The Story
Why it exists.
The beginning
Amyi's numbering system is not decoration. Each decimal and Roman numeral marks a position in a larger argument the house is having with itself about what fragrance can be. Leandro Petit designed 2.14 as a specific point in that argument, a study in how citrus behaves when you don't let it take over. The composition moves through green florals deliberately, refusing the usual summer-fragrance shortcuts.

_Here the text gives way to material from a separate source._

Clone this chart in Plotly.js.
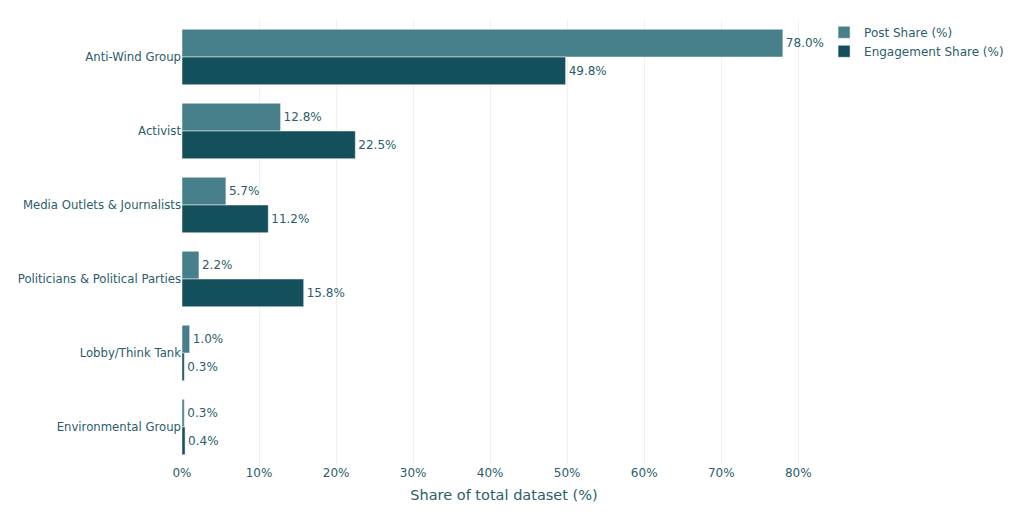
<!DOCTYPE html>
<html><head><meta charset="utf-8">
<script src="https://cdn.plot.ly/plotly-3.0.1.min.js"></script>
<style>html,body{margin:0;padding:0;background:#fff}#chart{width:1036px;height:522px}</style>
</head><body><div id="chart"></div>
<script>
var categories = ["Anti-Wind Group","Activist","Media Outlets & Journalists","Politicians & Political Parties","Lobby/Think Tank","Environmental Group"];
var postShare = [78.0, 12.8, 5.7, 2.2, 1.0, 0.3];
var engagementShare = [49.8, 22.5, 11.2, 15.8, 0.3, 0.4];
var tickVals = [0,10,20,30,40,50,60,70,80];
var tickText = ["0%","10%","20%","30%","40%","50%","60%","70%","80%"];

var txt = '#2b5d6b';
var font = {family:'DejaVu Sans, Verdana, sans-serif', size:12, color:txt};
var traces = [
 {type:'bar', orientation:'h', name:'Post Share (%)', y:categories, x:postShare,
  marker:{color:'#477f8b', line:{color:'#ffffff', width:0.5}},
  text:postShare.map(function(v){return v.toFixed(1)+'%';}), textposition:'outside', cliponaxis:false,
  textfont:{family:font.family,size:12,color:txt}},
 {type:'bar', orientation:'h', name:'Engagement Share (%)', y:categories, x:engagementShare,
  marker:{color:'#144f5c', line:{color:'#ffffff', width:0.5}},
  text:engagementShare.map(function(v){return v.toFixed(1)+'%';}), textposition:'outside', cliponaxis:false,
  textfont:{family:font.family,size:12,color:txt}}
];
var layout = {
 width:1036, height:522, font:font,
 paper_bgcolor:'#ffffff', plot_bgcolor:'#ffffff',
 margin:{l:182, r:210, t:20, b:58},
 barmode:'group', bargap:0.25, bargroupgap:0,
 xaxis:{range:[0,83.6], tickvals:tickVals, ticktext:tickText, showgrid:true, gridcolor:'#eef1f4',
   zeroline:false, showline:false, ticks:'', tickfont:{size:12,color:txt},
   title:{text:'Share of total dataset (%)', font:{size:14.5,color:txt}, standoff:10}},
 yaxis:{autorange:'reversed', showgrid:false, zeroline:false, ticks:'', tickfont:{size:11.7,color:txt}},
 legend:{x:0.997, xanchor:'left', y:1.005, yanchor:'top', font:{size:12,color:txt}, bgcolor:'rgba(0,0,0,0)'},
 showlegend:true
};
Plotly.newPlot('chart', traces, layout, {displayModeBar:false});
</script></body></html>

The decision to pair Nana mint with bitter orange is the tell. Mint usually signals sharpness, a burst of something. Here it does the opposite, cutting through the citrus sweetness just enough to keep things honest. The Egyptian jasmine absolute in the heart doesn't arrive as jasmine often does, full and demanding. It comes as green, as stem and petal together. That's unusual. That's the point.
The evolution
The mandarin opens slow. No explosion. It spreads across the skin like light through glass, the Nana mint threading through it briefly before the bitter orange grounds everything. For the first thirty minutes, it's juicy and controlled at once. Then the dew drop accord takes over. Neroli arrives wet, slightly cold, and the jasmine deepens the green rather than blooming over it. By the second hour, the white floral has settled into the composition and the citrus has softened into something skin-close. The drydown is musk and white amber, quiet, intimate, lasting another three to four hours on most skin. On clothes, it ghosts. You find it the next morning.
Cultural impact
The 2021 release of Amyi 2.14 arrived at a moment when contemporary perfumery was re-examining restraint. The decimal-numbered naming system connects this fragrance to a deliberate archival project within the Amyi house, a structured catalog of compositions that resist the seasonal release cycle common elsewhere. The fragrance's citrus-green-floral structure draws on classical perfumery traditions while the wet-flower dew drop accord represents a distinctly modern interpretation. By referencing specific origins like Egyptian jasmine absolute without commercial positioning, Amyi signals broader ambitions for the collection. The house's approach suggests a catalog meant to be studied rather than consumed quickly.